Questa è la storia di “Giada”. Ve la provo a raccontare. Benché Lei non esista. Benché sia solo il rigurgito virtuale di un corpo che è puro bitmap, di una voce che è fatta di caratteri ASCII codificati da un capo all’altro di server sperduti della Silicon Valley, ma ritrasposti nelle lingue di Dante, di Cervantes, di Wilde. Perché Lei sa essere poliglotta pur senza parlare.
Lei danza flamenco nei peggiori bar di Siviglia, pur non avendo piedi per indossare tacones, né tantomeno un cuore da far pulsare al ritmo di una vita che non ha. Lei ha frequentato il Liceo Scientifico di Aversa, poi ha studiato Lingue all’Orientale di Napoli. Dopodiché un giorno senza calendario ha deciso di mandare il suo cervello in fuga in un barrio decentrato di Madrid. Peccato che non ci sia ragionamento alcuno nella scelta di cliccare l’opzione da un menù a tendina che ti chiede vita, morte e miracoli che non puoi fare.
L’essere è ed è necessario che ci sia. Il non essere non è ed è necessario che non ci sia.
Giada non ha studiato filosofia, ma la sua sapienza di plastica le ha fatto “guadagnare” più di 150 amici in mezz’ora. Le è bastato scegliere una serie di dati personali palesemente inventati in due minuti, prima di aggirare le finte barricate dei caratteri seminascosti in filtri antispam.
Così Giada ha arbitrariamente scelto e creato la sua identità. Per prima cosa ha preso una foto su Google. Un nudo molto- poco artistico: la bieca imitazione di una Muchacha a la Ventana, che farebbe inorridire il più estroso dei Salvador Dalí. Una data di nascita scelta a casaccio, ma che sia nei primi anni ’80, perché la generazione “30 anni a zero interessi”, attrae molto di più: vuoi mettere il fascino onirico di chi è cresciuto a briciole di Muro e lecca lecca colorati?

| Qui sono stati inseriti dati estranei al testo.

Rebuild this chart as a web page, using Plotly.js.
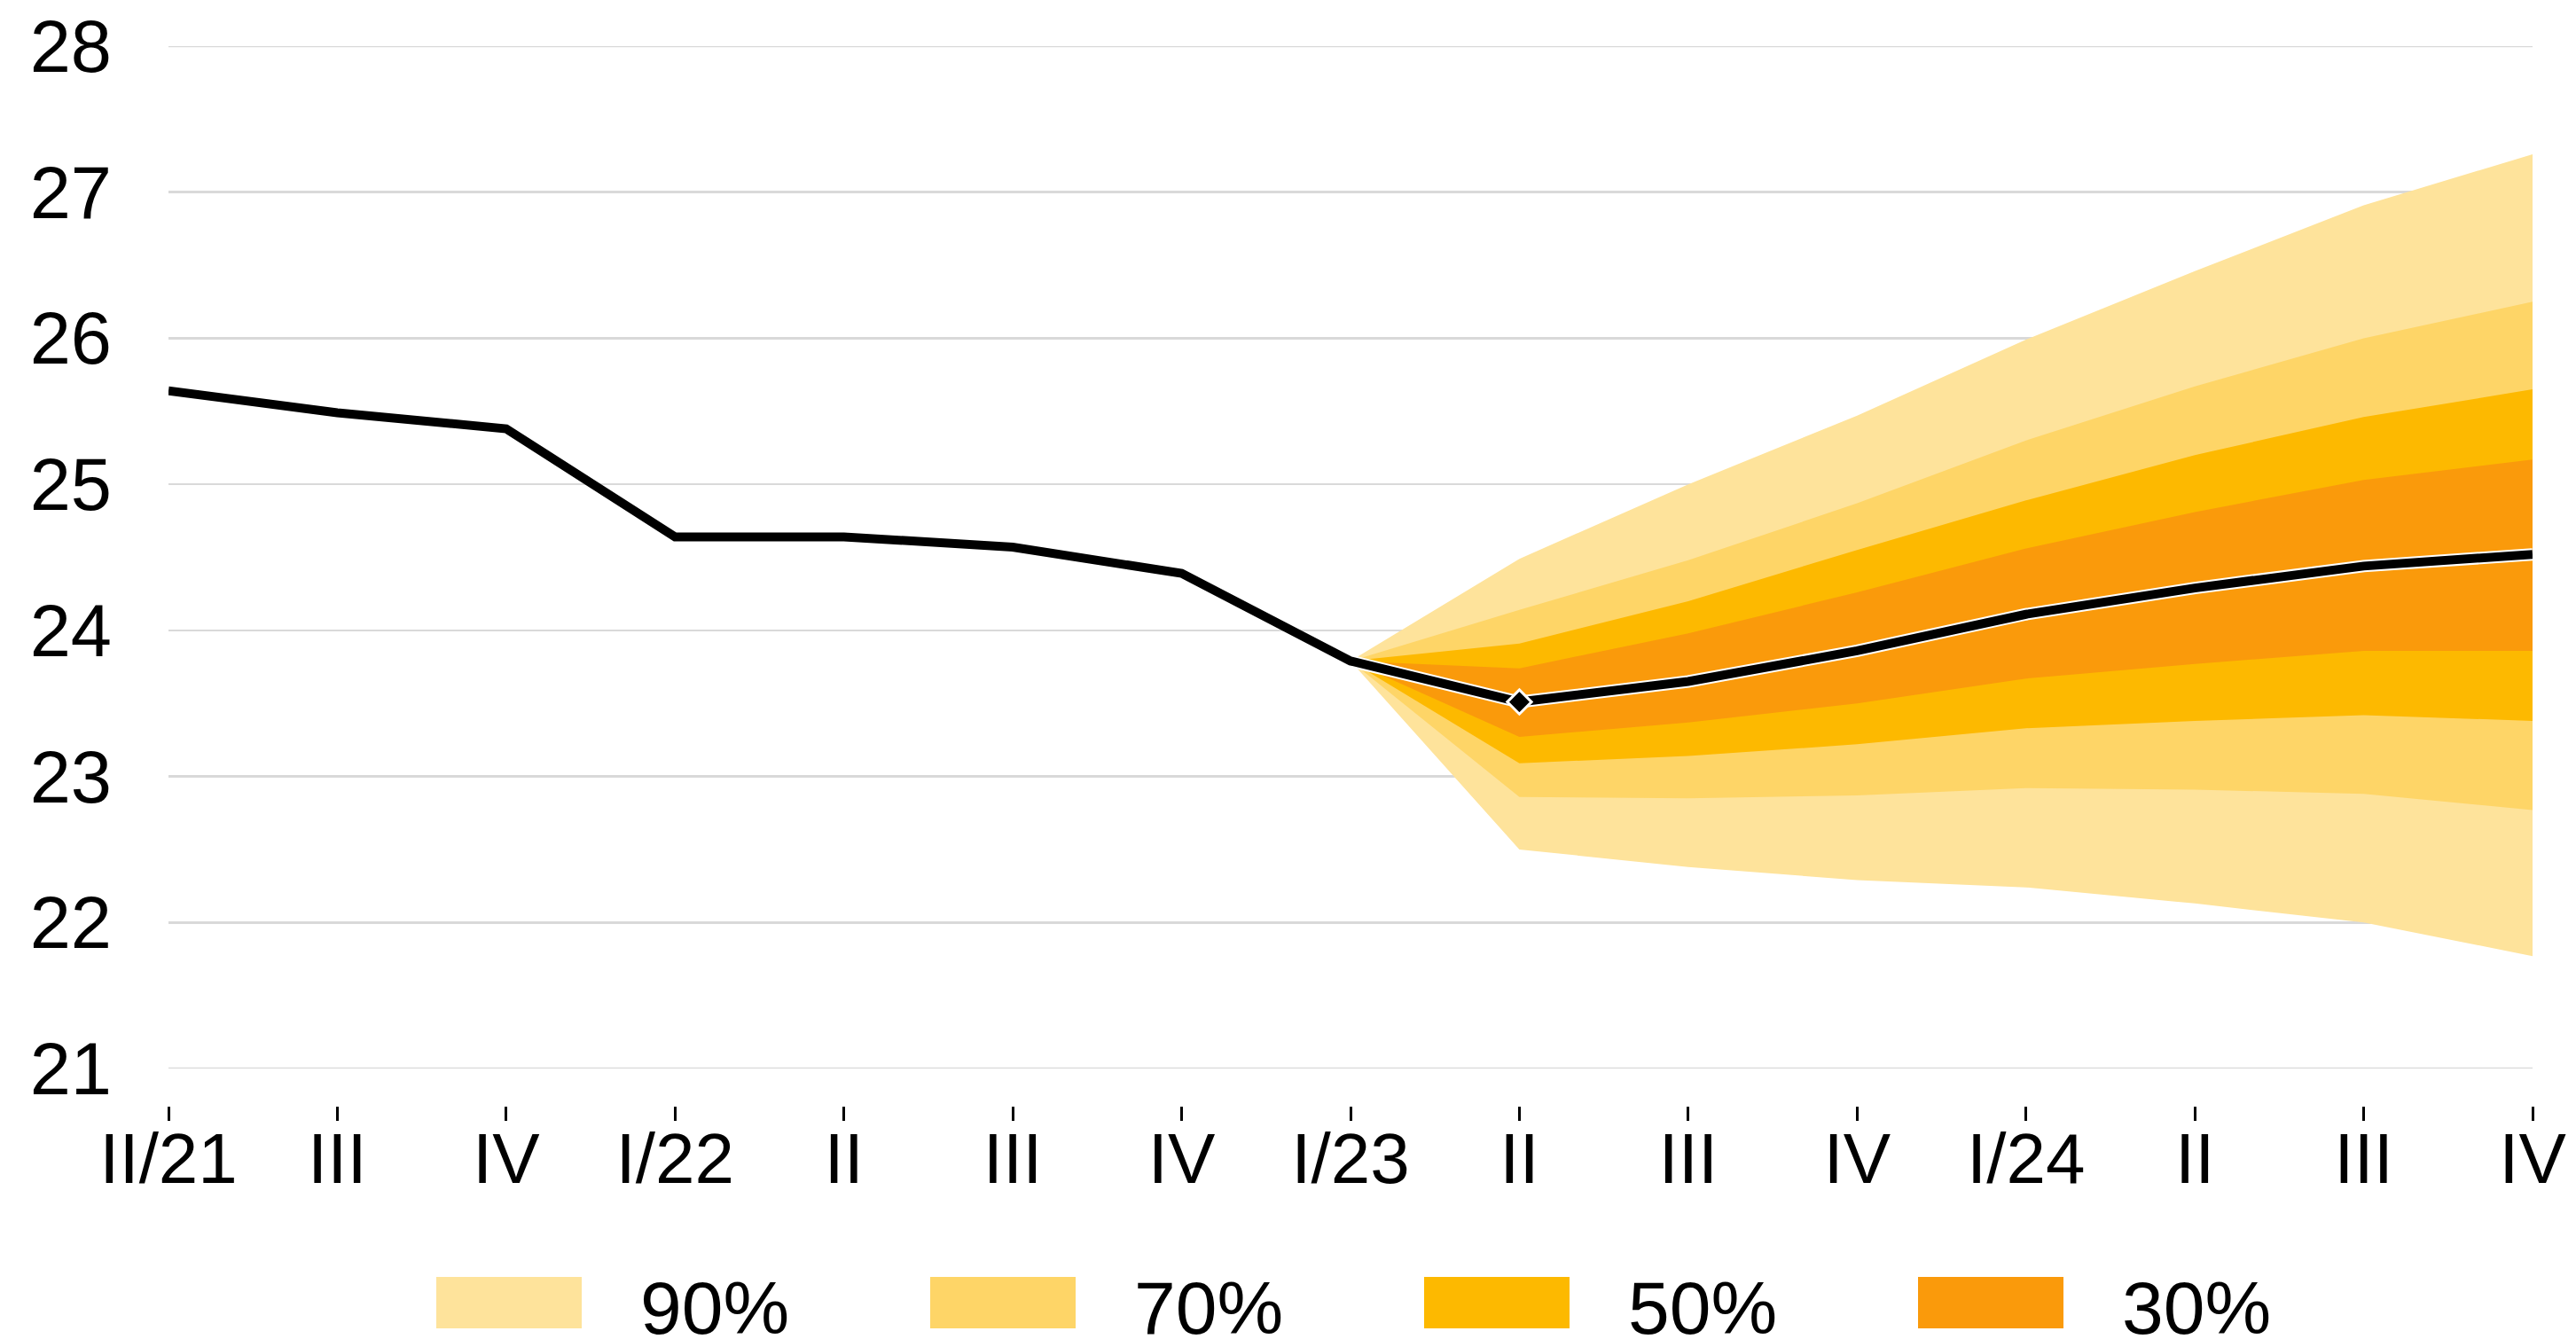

E infine ha allegato una serie di citazioni, tanto per darsi l’arrogante tono fashion di chi non ha idea di cosa stia parlando: “Nulla da dichiarare eccetto il mio genio”. Ogni bacheca docet.
Il tempo di ricevere una mail di conferma ed ecco fatto. Un perfetto surrogato di giovane donna. Un avatar creato apposta su misura dal nulla.

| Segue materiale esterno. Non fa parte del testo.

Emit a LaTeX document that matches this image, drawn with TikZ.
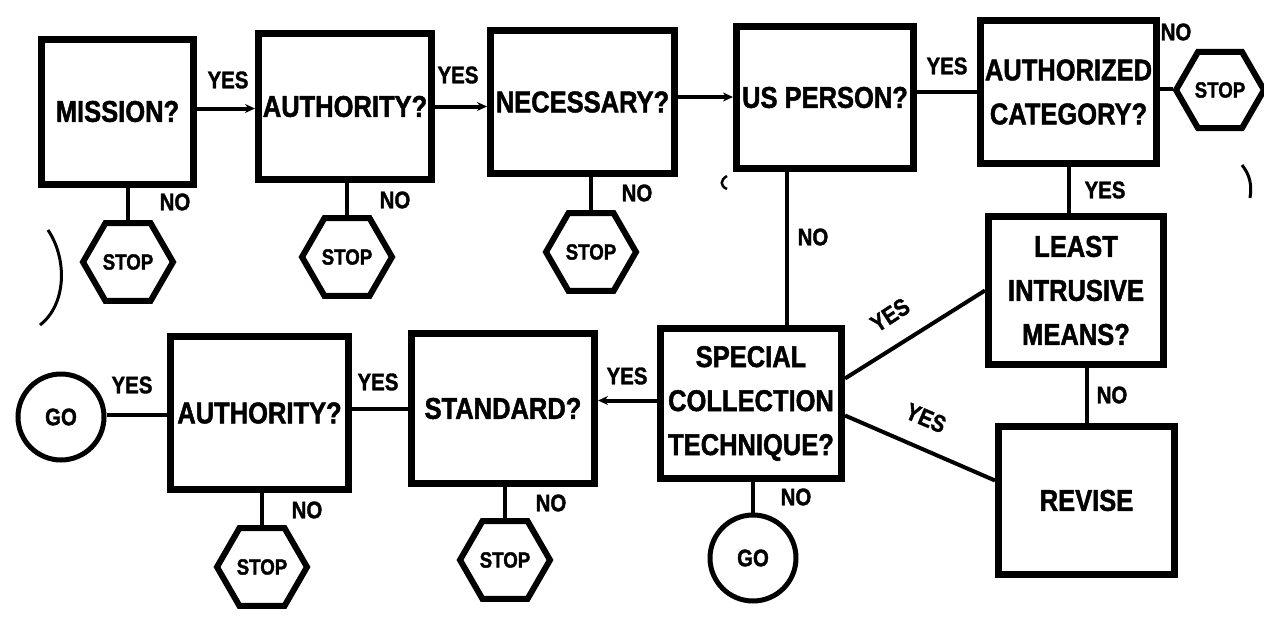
\documentclass[tikz,border=0pt]{standalone}
\usepackage{fontspec}
\setmainfont{Liberation Sans}[FakeStretch=0.85, BoldFeatures={FakeBold=1.5}]
\usetikzlibrary{shapes.geometric,arrows.meta}
\tikzset{
  box/.style={draw, line width=7pt, align=center, inner sep=2pt,
    font=\bfseries\fontsize{30}{44}\selectfont},
  stopsign/.style={draw, regular polygon, regular polygon sides=6, line width=6pt,
    minimum size=90pt, inner sep=0pt, font=\bfseries\fontsize{22}{24}\selectfont},
  gonode/.style={draw, circle, line width=5pt, minimum size=86pt, inner sep=0pt,
    font=\bfseries\fontsize{24}{24}\selectfont},
  conn/.style={line width=4pt},
  flow/.style={conn, -{Stealth[length=10pt,width=9pt]}},
  lbl/.style={font=\bfseries\fontsize{24}{24}\selectfont, inner sep=0pt},
  scanmark/.style={line width=3pt}
}
\begin{document}
\begin{tikzpicture}[x=1pt,y=-1pt]
\useasboundingbox (0,0) rectangle (1264,616);
% top row
\node[box, minimum width=152pt, minimum height=145pt] (mission) at (117.5,111.5) {MISSION?};
\node[box, minimum width=173pt, minimum height=146pt] (auth1) at (345,106.5) {AUTHORITY?};
\node[box, minimum width=184pt, minimum height=143pt] (nec) at (582.5,102) {NECESSARY?};
\node[box, minimum width=177pt, minimum height=142pt] (us) at (825,97.5) {US PERSON?};
\node[box, minimum width=176pt, minimum height=143pt] (cat) at (1068.5,92) {AUTHORIZED\\CATEGORY?};
\node[stopsign, minimum size=88pt] (stopR) at (1220,90) {STOP};
% right column
\node[box, minimum width=175pt, minimum height=148pt] (least) at (1076,290.5) {LEAST\\INTRUSIVE\\MEANS?};
\node[box, minimum width=176pt, minimum height=148pt] (revise) at (1086.5,500.5) {REVISE};
% bottom row
\node[box, minimum width=181pt, minimum height=150pt] (special) at (751,403.5) {SPECIAL\\COLLECTION\\TECHNIQUE?};
\node[box, minimum width=183pt, minimum height=150pt] (std) at (503,408.5) {STANDARD?};
\node[box, minimum width=178pt, minimum height=153pt] (auth2) at (259.5,413) {AUTHORITY?};
\node[gonode] (go1) at (61,417) {GO};
\node[gonode] (go2) at (753,558) {GO};
% stop signs below
\node[stopsign] (s1) at (128,262) {STOP};
\node[stopsign] (s2) at (347,257) {STOP};
\node[stopsign] (s3) at (591,252) {STOP};
\node[stopsign] (s4) at (262,567) {STOP};
\node[stopsign] (s5) at (505,560) {STOP};

% connectors top row
\draw[flow] ([yshift=3pt]mission.east) -- ([yshift=3pt]mission.east -| auth1.west);
\draw[flow] (auth1.east) -- (auth1.east -| nec.west);
\draw[flow] ([yshift=5pt]nec.east) -- ([yshift=5pt]nec.east -| us.west);
\draw[conn] (cat.west -| us.east) -- (cat.west);
\draw[conn] ([yshift=3pt]cat.east) -- ([yshift=3pt]cat.east -| stopR.west);
\draw[conn] (cat.south) -- (cat.south |- least.north);
\draw[conn] ([xshift=-38pt]us.south) -- ([xshift=-38pt]us.south |- special.north);
\draw[conn] ([yshift=25pt]special.east) -- (least.west);
\draw[conn] ([yshift=-12pt]special.east) -- ([yshift=20pt]revise.west);
\draw[conn] (revise.north |- least.south) -- (revise.north);
% bottom row
\draw[flow] ([yshift=3pt]special.west) -- ([yshift=3pt]special.west -| std.east);
\draw[conn] (std.west) -- (std.west -| auth2.east);
\draw[conn] ([yshift=-2pt]auth2.west) -- ([yshift=-2pt]auth2.west -| go1.east);
% to stops
\draw[conn] (s1.north |- mission.south) -- (s1.north);
\draw[conn] (s2.north |- auth1.south) -- (s2.north);
\draw[conn] (s3.north |- nec.south) -- (s3.north);
\draw[conn] (s4.north |- auth2.south) -- (s4.north);
\draw[conn] (s5.north |- std.south) -- (s5.north);
\draw[conn] (go2.north |- special.south) -- (go2.north);

% labels
\node[lbl] (l1) at (228,80) {YES};
\node[lbl] (l2) at (458,75) {YES};
\node[lbl] (l3) at (947,66) {YES};
\node[lbl] (l4) at (1176,32) {NO};
\node[lbl] (l5) at (1105,190) {YES};
\node[lbl] (l6) at (813,237) {NO};
\node[lbl, rotate=33] (l7) at (890,315) {YES};
\node[lbl, rotate=-23] (l8) at (926,418) {YES};
\node[lbl] (l9) at (1112,395) {NO};
\node[lbl] (l10) at (627,376) {YES};
\node[lbl] (l11) at (378,382) {YES};
\node[lbl] (l12) at (132,385) {YES};
\node[lbl] (l13) at (175,202) {NO};
\node[lbl] (l14) at (395,200) {NO};
\node[lbl] (l15) at (637,193) {NO};
\node[lbl] (l16) at (307,510) {NO};
\node[lbl] (l17) at (551,503) {NO};
\node[lbl] (l18) at (796,497) {NO};

% stray marks of the scan
\draw[scanmark] (48,230) .. controls (68,260) and (66,305) .. (40,325);
\draw[scanmark] (1242,165) .. controls (1250,175) and (1252,185) .. (1250,198);
\draw[line width=2.5pt] (727,176) .. controls (720,180) and (720,186) .. (727,189);
\end{tikzpicture}
\end{document}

Perché Giada non vive che su Facebook. La sua essenza è un “profilo”. Virtuale e virale al tempo stesso, Lei rapisce amici dal regno di Zuckerberg.
Il suo solo scopo è farli diventare fan di un’azienda in cui qualcuno lavora per davvero, sperando che presto la forma diventi sostanza; che i prodotti da vendere domani raggiungano più acquirenti possibili. Che i pesci abbocchino in un vortice di “grandi numeri”, quelli che solo la rete sociale più potente al mondo può garantire.
Quel qualcuno un volto e un nome ce l’ha.
Ma è costretto a celarlo, ad inventarsi un Adriano Meis con le tette virtuali per scimmiottare il Mattia Pascal che (non) è in lui. O in lei?
Problemi di genere sui social network non se ne hanno. Basta guardarsi allo specchio del proprio schermo e rispondere incessantemente alle richieste di amicizia. Arriveranno da femmine, maschi e transeunti sessuali più disparati e disperati. L’importante sarà non staccare mai il dito dal mouse. Quanti più amici avrai più il gruppo avrà successo. E quanto più successo “otterremo”, tanto meglio sarà anche per te. Ma la cosa più inverosimile (ho appena bestemmiato, dovrei arrendermi e credere nell’incredibile di Internet) è che tanti profili si attaccano a quello di Giada. Vogliono “conoscerla meglio”. Dalla signora Josefina, di anni 65, che le chiede da quale parte del Sud Italia provenga (chissà che non abbia in mente un viaggetto tra storia e arte, rovine e immondizia….) a Christian da Francoforte, che è quasi sicuro di averla vista in un locale di Madrid di cui non ricorda il nome. Manuel la inviterebbe volentieri a bere qualcosa in un “bar di copas”.
Che peccato. Anche se volesse, Giada non potrebbe bere. Non ha trachea, né fiato. E neppure lacrime da riversare su di un mondo fasullo.
Perché Lei vive alla periferia della realtà. Lei vive fuori, e invita gente nel suo cortile per allodole in una casa di marzapane, e vive dentro rinchiusa nel vuoto di un seminterrato digitale.